Three general anemometer types are available for measuring horizontal wind speed
  • Cup Anemometer: This instrument consists of a cup assembly (three or four cups) connected to a vertical rotating shaft. The wind causes the assembly to turn in one direction. A transducer in the anemometer converts this rotational movement into an electrical signal, which is sent through a wire to the data logger. The logger measures the frequency (or magnitude) of the signal and applies a predetermined multiplier (slope) and offset (intercept) to convert the signal to a wind speed.
  • Propeller Anemometer: This instrument consists of a propeller (or prop) mounted on a horizontal shaft which is kept pointing into the wind by a tail vane. Like a cup anemometer, a propeller anemometer generates an electrical signal whose frequency (or magnitude) is proportional to the wind speed. This type of anemometer tends to record slightly lower speeds than cup anemometers under turbulent conditions. This so-called “under-speeding” is caused by the prop- vane’s tendency to oscillate around the central direction or to lag behind sudden wind directional shifts, so that the propeller does not always point directly into the wind. Propeller anemometers are sometimes favoured in icing-prone climates due to their greater resistance to icing.
  • Sonic Anemometer: This instrument, which does not have any moving parts, measures the wind speed and direction by detecting variations in the speed of ultrasonic sound. The geometry can be set up to measure the wind in two or three dimensions; the latter allows the measurement of vertical winds. Because it has no rotational inertia, it is more responsive to rapid speed and direction fluctuations than cup or propeller anemometers. Sonic anemometers are usually more expensive than other types, however, and may require significantly more power.

Of these, the cup anemometer is by far the most popular because of its relatively low cost and generally good accuracy, and is the default choice for island wind resource campaigns. However, both propeller and sonic anemometers can be used.

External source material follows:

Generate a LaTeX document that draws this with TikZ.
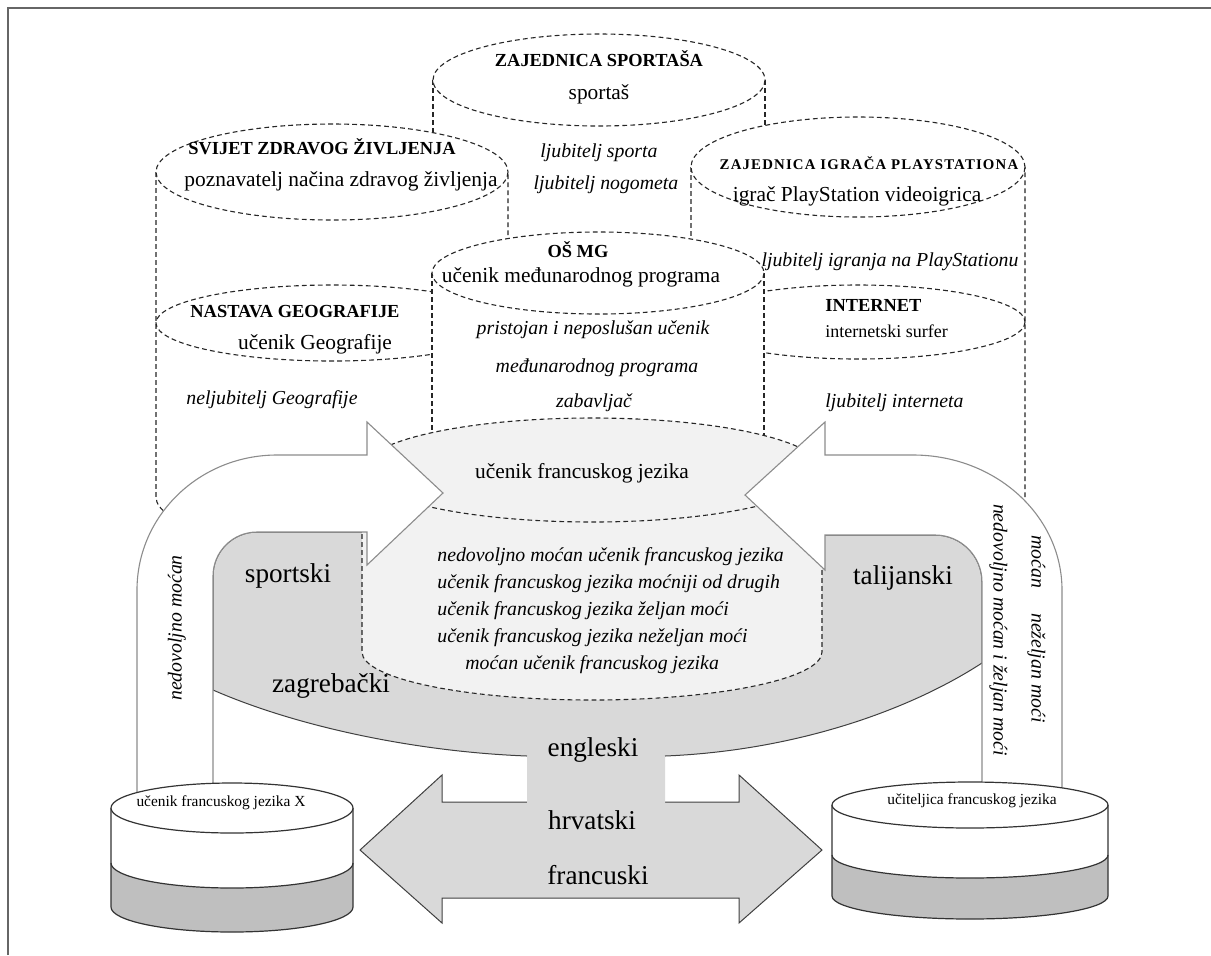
\documentclass[tikz,border=0pt]{standalone}
\usepackage{fontspec}
\setmainfont{Liberation Serif}
\newfontfamily\psfont[LetterSpace=8]{Liberation Serif}
\definecolor{lgray}{HTML}{F2F2F2}
\definecolor{mgray}{HTML}{D9D9D9}
\definecolor{dgray}{HTML}{BFBFBF}
\definecolor{agray}{HTML}{8C8C8C}
\definecolor{sgray}{HTML}{404040}
\begin{document}
\begin{tikzpicture}[x=0.5pt,y=-0.5pt,
  dsh/.style={draw=black!85, line width=0.55pt, dash pattern=on 2.4pt off 1.6pt},
  framec/.style={draw=black!60, line width=0.7pt},
  arrowst/.style={fill=white, draw=agray, line width=0.55pt},
  cylst/.style={draw=black!80, line width=0.6pt},
  txt/.style={inner sep=0pt, text height=0.7em, text depth=0.25em},
  tb/.style={txt, font=\fontsize{9.2}{11}\selectfont\bfseries},
  tr/.style={txt, font=\fontsize{10.7}{13}\selectfont},
  trs/.style={txt, font=\fontsize{9}{11}\selectfont},
  ti/.style={txt, font=\fontsize{9.9}{12}\selectfont\itshape},
  tbig/.style={txt, font=\fontsize{13.6}{16}\selectfont},
  tsmall/.style={txt, font=\fontsize{7.7}{9}\selectfont},
  tps/.style={txt, font={\fontsize{7.4}{9}\psfont\bfseries}}]
\useasboundingbox (0,0) rectangle (1211,955);
% frame
\draw[framec] (8,955) -- (8,8) -- (1211,8);
% top cylinder ZAJEDNICA SPORTASA
\fill[white] (433,80) -- (433,250) -- (765,250) -- (765,80) -- cycle;
\draw[dsh] (433,80) -- (433,250) (765,80) -- (765,250);
\draw[dsh, fill=white] (599,80) ellipse [x radius=166, y radius=46];
% left tall cylinder
\fill[white] (156,172) -- (156,497) arc[start angle=180, end angle=0, x radius=176, y radius=48] -- (508,172) -- cycle;
\draw[dsh] (156,172) -- (156,497) arc[start angle=180, end angle=0, x radius=176, y radius=48] -- (508,172);
\draw[dsh, fill=white] (332,172) ellipse [x radius=176, y radius=48];
\draw[dsh] (332,323) ellipse [x radius=176, y radius=38];
% right tall cylinder
\fill[white] (691,167) -- (691,497) arc[start angle=180, end angle=0, x radius=167, y radius=50] -- (1025,167) -- cycle;
\draw[dsh] (691,167) -- (691,497) arc[start angle=180, end angle=0, x radius=167, y radius=50] -- (1025,167);
\draw[dsh, fill=white] (858,167) ellipse [x radius=167, y radius=50];
\draw[dsh] (858,322) ellipse [x radius=167, y radius=37];
% OS MG cylinder
\fill[white] (432,273) -- (432,480) -- (764,480) -- (764,273) -- cycle;
\draw[dsh] (432,273) -- (432,480) (764,273) -- (764,480);
\draw[dsh, fill=white] (598,273) ellipse [x radius=166, y radius=41];
% double arrow
\draw[fill=mgray, draw=sgray, line width=0.5pt] (360,850) -- (442,775) -- (442,802) -- (739,802) -- (739,775) -- (822,850) -- (739,923) -- (739,898) -- (442,898) -- (442,923) -- cycle;
% gray bowl shape
\fill[mgray] (367,532) -- (257,532) arc[start angle=270, end angle=180, radius=44] -- (213,690) .. controls (300,728) and (420,752) .. (527,756) -- (527,804) -- (665,804) -- (665,756) .. controls (790,751) and (905,713) .. (982,663) -- (982,582) arc[start angle=0, end angle=-90, radius=47] -- (825,535) -- (825,470) -- (360,470) -- (360,532) -- cycle;
\draw[sgray, line width=0.5pt] (367,532) -- (257,532) arc[start angle=270, end angle=180, radius=44] -- (213,690) .. controls (300,728) and (420,752) .. (527,756);
\draw[sgray, line width=0.5pt] (665,756) .. controls (790,751) and (905,713) .. (982,663) -- (982,582) arc[start angle=0, end angle=-90, radius=47] -- (825,535);
% center cylinder
\fill[lgray] (362,470) -- (362,652) arc[start angle=180, end angle=0, x radius=230, y radius=48] -- (822,470) -- cycle;
\draw[dsh] (362,470) -- (362,652) arc[start angle=180, end angle=0, x radius=230, y radius=48] -- (822,470);
\draw[dsh, fill=lgray] (592,470) ellipse [x radius=230, y radius=52];
% curved arrows
\draw[arrowst] (137,800) -- (137,590) arc[start angle=180, end angle=270, x radius=140, y radius=135] -- (367,455) -- (367,422) -- (443,493) -- (367,565) -- (367,532) -- (257,532) arc[start angle=270, end angle=180, radius=44] -- (213,800) -- cycle;
\draw[arrowst] (1062,800) -- (1062,590) arc[start angle=0, end angle=-90, x radius=149, y radius=135] -- (825,455) -- (825,422) -- (745,495) -- (825,570) -- (825,535) -- (935,535) arc[start angle=-90, end angle=0, radius=47] -- (982,800) -- cycle;
% bottom left cylinder
\fill[dgray] (111,863) -- (111,907) arc[start angle=180, end angle=0, x radius=121, y radius=25] -- (353,863) arc[start angle=0, end angle=180, x radius=121, y radius=25] -- cycle;
\fill[white] (111,808) -- (111,863) arc[start angle=180, end angle=0, x radius=121, y radius=25] -- (353,808) -- cycle;
\draw[cylst] (111,808) -- (111,907) arc[start angle=180, end angle=0, x radius=121, y radius=25] -- (353,808);
\draw[cylst] (111,863) arc[start angle=180, end angle=0, x radius=121, y radius=25];
\draw[cylst, fill=white] (232,808) ellipse [x radius=121, y radius=25];
% bottom right cylinder
\fill[dgray] (832,855) -- (832,896) arc[start angle=180, end angle=0, x radius=138, y radius=23] -- (1108,855) arc[start angle=0, end angle=180, x radius=138, y radius=23] -- cycle;
\fill[white] (832,805) -- (832,855) arc[start angle=180, end angle=0, x radius=138, y radius=23] -- (1108,805) -- cycle;
\draw[cylst] (832,805) -- (832,896) arc[start angle=180, end angle=0, x radius=138, y radius=23] -- (1108,805);
\draw[cylst] (832,855) arc[start angle=180, end angle=0, x radius=138, y radius=23];
\draw[cylst, fill=white] (970,805) ellipse [x radius=138, y radius=23];
% texts
\node[tb] (t1) at (599,62) {ZAJEDNICA SPORTAŠA};
\node[tr] (t2) at (599,95) {sportaš};
\node[ti] (t3) at (599,153) {ljubitelj sporta};
\node[ti] (t4) at (606,185) {ljubitelj nogometa};
\node[tb] (t5) at (322,150) {SVIJET ZDRAVOG ŽIVLJENJA};
\node[tr] (t6) at (341,182) {poznavatelj načina zdravog življenja};
\node[tps] (t7) at (869,165) {ZAJEDNICA IGRAČA PLAYSTATIONA};
\node[tr] (t8) at (857,197) {igrač PlayStation videoigrica};
\node[tb] (t9) at (578,253) {OŠ MG};
\node[tr] (t10) at (581,278) {učenik međunarodnog programa};
\node[ti] (t11) at (890,262) {ljubitelj igranja na PlayStationu};
\node[tb] (t12) at (295,313) {NASTAVA GEOGRAFIJE};
\node[tr] (t13) at (315,345) {učenik Geografije};
\node[ti] (t14) at (272,400) {neljubitelj Geografije};
\node[ti] (t15) at (593,330) {pristojan i neposlušan učenik};
\node[ti] (t16) at (597,368) {međunarodnog programa};
\node[ti] (t17) at (594,403) {zabavljač};
\node[tb, anchor=west] (t18) at (825,307) {INTERNET};
\node[trs, anchor=west] (t19) at (825,333) {internetski surfer};
\node[ti, anchor=west] (t20) at (825,403) {ljubitelj interneta};
\node[tr] (t21) at (582,474) {učenik francuskog jezika};
\node[ti, anchor=west] (l1) at (437,557) {nedovoljno moćan učenik francuskog jezika};
\node[ti, anchor=west] (l2) at (437,584) {učenik francuskog jezika moćniji od drugih};
\node[ti, anchor=west] (l3) at (437,611) {učenik francuskog jezika željan moći};
\node[ti, anchor=west] (l4) at (437,638) {učenik francuskog jezika neželjan moći};
\node[ti, anchor=west] (l5) at (465,665) {moćan učenik francuskog jezika};
\node[tbig] (b1) at (288,578) {sportski};
\node[tbig] (b2) at (331,688) {zagrebački};
\node[tbig] (b3) at (903,580) {talijanski};
\node[tbig] (b4) at (593,752) {engleski};
\node[tbig] (b5) at (592,825) {hrvatski};
\node[tbig] (b6) at (598,880) {francuski};
\node[ti, rotate=90] (r1) at (177,628) {nedovoljno moćan};
\node[ti, rotate=-90] (r2) at (998,630) {nedovoljno moćan i željan moći};
\node[ti, rotate=-90] (r3) at (1036,562) {moćan};
\node[ti, rotate=-90] (r4) at (1036,668) {neželjan moći};
\node[tsmall] (s1) at (221,802) {učenik francuskog jezika X};
\node[tsmall] (s2) at (972,800) {učiteljica francuskog jezika};
\end{tikzpicture}
\end{document}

Combination of instruments for your project
  1. Accuracy: Some anemometers have been classified according to the standards outlined by institutions like MEASNET or the International Electrotechnical Commission (IEC).8 The performance of these anemometers, which are referred to as IEC Class I, complies with specifications for high-accuracy applications such as power curve testing. Class I anemometers are generally more expensive than standard instruments, however. A good compromise is to pair a Class I anemometer with a less expensive model, at one or more heights on the tower.
  2. Response to turbulence: Another distinguishing characteristic of cup anemometers is their distance constant. This is a measure of how quickly an anemometer responds to an abrupt change in wind speed. A smaller distance constant is preferred in highly turbulent environments, as otherwise the anemometer tends to “overspeed”, i.e. read too high. All cup anemometers are prone to overspeeding, but those with a large distance constant overspeed more. Anemometers commonly used for resource assessment have distance constants ranging from 2.1 m to 3.0 m.
  3. Response to vertical winds: In relatively steep terrain, the wind often has a significant vertical component. Since turbines respond only to the horizontal wind, it is important in such conditions to measure only the horizontal component. Class I anemometers are generally better in this respect than others, but even their behaviour is not perfect. A complimentary approach is to measure the vertical speed directly (using a vertical propeller anemometer or a 3D sonic anemometer) and then remove its effects from the cup anemometer data, assuming the anemometer’s vertical response characteristics are known.
  4. Icing: The build-up of ice can cause problems for any anemometer. (The same applies to direction vanes.) For cup anemometers, ice can make the shaft rotate more slowly or freeze entirely. Naturally this is not a problem for most tropical islands, but if your project is in an area that might be prone to icing, it is best to replace some of the planned anemometers with a heated anemometer. You should not use heated anemometers exclusively, however, as they are generally less accurate than unheated ones (except when there is icing), and they also draw much more power. In a typical configuration, a heated anemometer is paired with an unheated one on each of the top two levels of the mast.
  5. Power consumption: Most instruments intended for wind resource assessment are designed to consume as little power as possible.

However, certain types of anemometers, such as heated anemometers and sonic anemometers, consume much more than others. This is not an issue if you have access to grid power, but if you do not, the power draw needs to be considered both in the wind speed sensor choice and in the design of the power supply.